What has been the highlight of your career?
Getting that Martindale-Hubbell A-V rating, being included in Best Lawyers in America, and chairing the Iowa State Bar Association Family and Juvenile Law Section were the highlights of the early ‘90s, replaced by a decades-long run as editor-in-chief of The Compleat Lawyer, which later become known as GPSolo magazine.
My legal career might’ve been demanding, at least to me, but it definitely wasn’t sophisticated. It was a big deal to be invited to be on The Sally Jesse Raphael Show, which I wisely turned down, and to be interviewed by Entertainment Tonight about Roseanne Barr’s divorce from Tom Arnold and their Big Food Diner featuring loose-meat sandwiches.
If you could go back to the beginning of your legal career, would you have done anything differently?
Sure, it’s easy now to say I would’ve done things differently, but the reality is that I probably wouldn’t have. I had to sate that curiosity about rural and small-town Iowa. I would’ve loved to gone off to New York before the ink on my bar card was dry, but I couldn’t afford to do so, and I didn’t want to return to California, where I’d grown up. Uncomfortable surroundings impelled and enabled me to change directions earlier than most and do what I’m doing now, where I appreciate both where I’ve been and where I’m going. It’s all been good.
What advice would you give to someone considering law school today?

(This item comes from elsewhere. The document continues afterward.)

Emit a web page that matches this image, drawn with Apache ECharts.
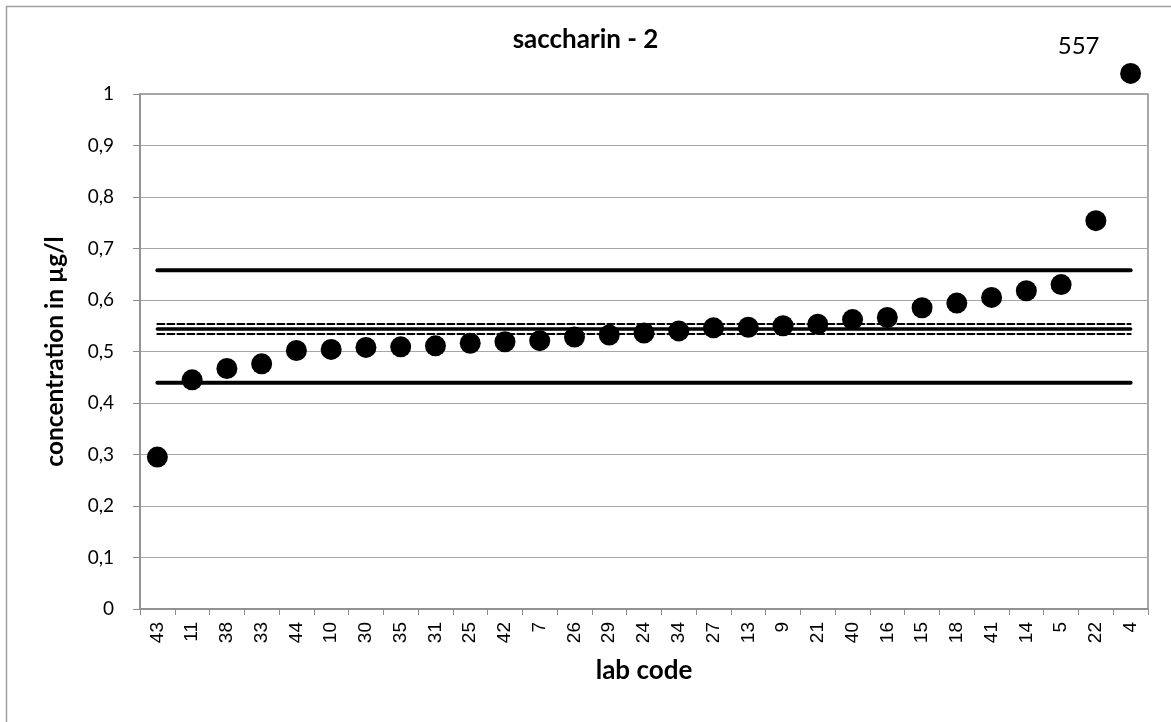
<!DOCTYPE html>
<html>
<head>
<meta charset="utf-8">
<script src="https://cdn.jsdelivr.net/npm/echarts@6/dist/echarts.min.js"></script>
<style>
html,body{margin:0;padding:0;background:#fff;}
#chart{width:1171px;height:722px;}
</style>
</head>
<body>
<div id="chart"></div>
<script>
// ---- data ----
const labCodes = ['43','11','38','33','44','10','30','35','31','25','42','7','26','29','24','34','27','13','9','21','40','16','15','18','41','14','5','22','4'];
const concentrations = [0.295,0.445,0.467,0.476,0.502,0.504,0.508,0.509,0.511,0.516,0.519,0.521,0.528,0.532,0.536,0.540,0.546,0.547,0.550,0.553,0.562,0.566,0.585,0.594,0.605,0.618,0.630,0.754,1.04];
const outlierLabels = {'4':'557'};
const upperLimit = 0.658;
const lowerLimit = 0.4395;
const assignedValue = 0.5437;
const uncertaintyUpper = 0.5534;
const uncertaintyLower = 0.534;
const yTicks = [0,0.1,0.2,0.3,0.4,0.5,0.6,0.7,0.8,0.9,1];

const font = 'Lato, "Open Sans", sans-serif';
const chart = echarts.init(document.getElementById('chart'));

function hline(v, width, type){
  return {
    type:'line',
    data:[[labCodes[0], v],[labCodes[labCodes.length-1], v]],
    symbol:'none',
    lineStyle:{color:'#000', width:width, type:type, cap:'round'},
    z:2, silent:true, animation:false
  };
}

chart.setOption({
  animation:false,
  title:{
    text:'saccharin - 2',
    left:'center', top:22,
    textStyle:{fontFamily:font, fontWeight:'bold', fontSize:26, color:'#000'}
  },
  grid:{left:140, right:23, top:94, bottom:113, show:true, borderColor:'#8c8c8c', borderWidth:1.5, backgroundColor:'transparent'},
  xAxis:{
    type:'category',
    data:labCodes,
    boundaryGap:true,
    name:'lab code',
    nameLocation:'middle',
    nameGap:49,
    nameTextStyle:{fontFamily:font, fontWeight:'bold', fontSize:26, color:'#000'},
    axisLine:{lineStyle:{color:'#8c8c8c', width:1.5}},
    axisTick:{show:true, alignWithLabel:false, length:6, lineStyle:{color:'#8c8c8c'}},
    axisLabel:{rotate:90, interval:0, margin:13, fontFamily:'"Liberation Sans", Arial, sans-serif', fontSize:19, color:'#000'},
    splitLine:{show:false}
  },
  yAxis:{
    type:'value',
    min:0, max:1, interval:0.1,
    name:'concentration in µg/l',
    nameLocation:'middle',
    nameGap:72,
    nameTextStyle:{fontFamily:font, fontWeight:'bold', fontSize:24.5, color:'#000'},
    axisLine:{show:true, lineStyle:{color:'#8c8c8c', width:1.5}},
    axisTick:{show:true, length:7, lineStyle:{color:'#8c8c8c'}},
    axisLabel:{margin:26, fontFamily:font, fontSize:19, color:'#000',
      formatter:function(v){ const t = yTicks.find(x=>Math.abs(x-v)<1e-9); return String(t!==undefined?t:v).replace('.',','); }},
    splitLine:{show:true, lineStyle:{color:'#a6a6a6', width:1.2}}
  },
  series:[
    hline(upperLimit, 4, 'solid'),
    hline(lowerLimit, 4, 'solid'),
    hline(assignedValue, 3.5, 'solid'),
    hline(uncertaintyUpper, 2, [7,3]),
    hline(uncertaintyLower, 2, [7,3]),
    {
      type:'scatter',
      clip:false,
      symbol:'circle',
      symbolSize:21,
      itemStyle:{color:'#000', opacity:1},
      z:5,
      data:labCodes.map((c,i)=>{
        const d = {value:[c, concentrations[i]]};
        if(outlierLabels[c]){
          d.label = {show:true, formatter:outlierLabels[c], position:'inside', offset:[-52,-27], fontFamily:font, fontSize:24, color:'#000'};
        }
        return d;
      })
    }
  ],
  graphic:[{
    type:'rect', left:4, top:4, silent:true, z:-1,
    shape:{width:1200, height:760},
    style:{fill:'none', stroke:'#a0a0a0', lineWidth:1.5}
  }]
});
</script>
</body>
</html>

Learn and excel at something that has nothing to do with what you think is important to learning and practicing law, whether it’s basket-weaving, speaking a foreign language, folk dancing, or cultivating arugula, because those skills will get you through the hard times and when you least expect it. Yes, that means that the college course in meat science can be more important than one in American political theory. Learn to do something that will set you off from the rest of the pack, because those skills will make you a better lawyer.

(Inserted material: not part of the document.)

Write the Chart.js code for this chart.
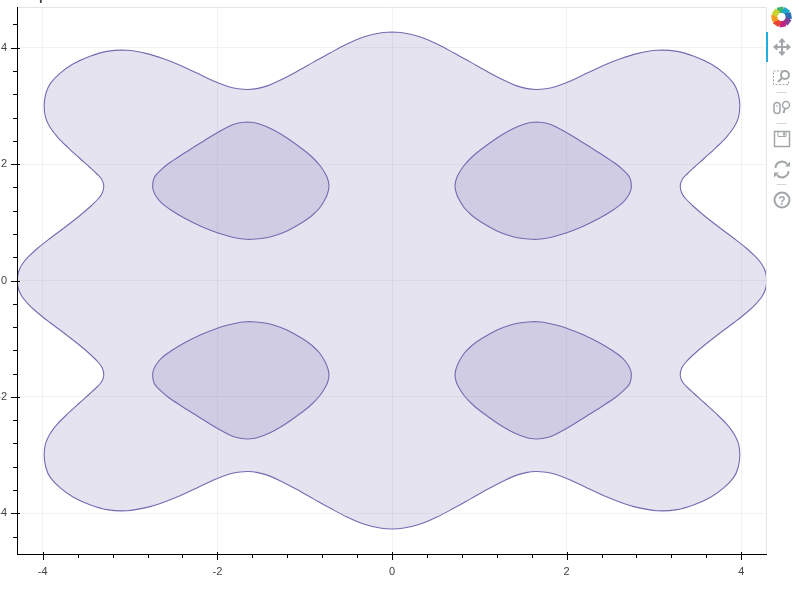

I have mixed feelings about taking a break between college and law school. Those who take a straight path from college to law school are still malleable and will put up with the bullshit foisted upon them, because they don’t know any better. Starting to practice law at 25 means that there are five good years when you can comfortably experiment, mess up, and learn before you’re forced to become a real adult. Had I taken a break between college and law school, I very likely would’ve lost the momentum and walked out the first week of law school. On the other hand, a break might’ve developed better work habits and focus.
What were the biggest changes you saw in the legal profession over the course of your career?
Legal research has become more accessible than ever, both to the profession and to the public. We’ve gone from receiving slip opinions followed by advance sheets and bound volumes, delivered by a uniformed servant of the U.S. government, to instant access to all of that online. What used to be very restricted and very expensive can be accessed by a cellphone-toting teenager in Dime Box, Texas.
We’re living more in a time of Alvin Toffler’s Future Shock than Charles Reich’s The Greening of America. Accessibility of information, speed of communication, and a tendency DIY: Whether it’s a lawyer typing and filing a document without interference or assistance from anyone else or a layperson dissolving a marriage at a kiosk, these so-called advances have changed the landscape more than anything else. These changes come at the expense of the profession, which no longer commands the prestige and respect it did back before man landed on the moon.
When did you first become a member of the ABA and why did you decide to join?
I never really did decide to join the ABA, because the decision was already made for me when ABA dues were included in my law school tuition. Back then, I would join as many sections as I could, because the journals and magazines were a real bargain. Once I passed the bar, I paid $10 to join the ABA and continued my membership in a couple of sections. Somewhere along the line, it dawned on me that ABA membership wasn’t mandatory, but I continued, just because it was a conduit to what I considered the good stuff. I guess that makes me a cradle ABA member.
What has been the highlight of your work with the ABA?
The breadth and quality of friendships made through the years is really the most important aspect of my involvement with the ABA. Sure, there’s the professionalism angle, continuing education, betterment of the profession, but it’s more than that. The ABA has spelled an opportunity to get to know lawyers who wouldn’t otherwise have been part of my sphere: BigLaw lawyers, government lawyers, judges, lawyers from exotic places like Long Island and Seattle, famous and infamous lawyers, lawyers whose lifestyles and foci were light years from mine as well those who were just like me, lawyers from The Federalist Society as well as those from the National Lawyers Guild.
Lawyers in rural areas without a strong local bar (or a local bar amounting to seven lawyers who gather for lunch once or twice a year) need the ABA more than ever. It’s more than just their opportunity to get out of Dodge; it’s a chance to get some fresh perspective and thrive. I’ve enjoyed editing newsletters, chairing substantive and standing committees, serving as editor-in-chief of one of its flagship magazines, participating in the General Practice, Solo & Small Firm Section Council and serving as its secretary and vice-chair, and serving as a member of the Standing Committee on Continuing Education of the Bar and the Standing Committee on Publishing Oversight.
If you had not become a lawyer, what do you think you would have done?
Talk show host, restaurant critic, and comic come to mind, but those are a stretch. I’d probably end up working as an editor, consultant, tour guide, voiceover actor, translator, ghost writer, artesania buyer, property manager, landlord, organic gardener, book collector, Internet sensation, zeitgeist-buster, and panjandrum. Wait a minute: those are all of things I’ve been doing for more than the past twenty years.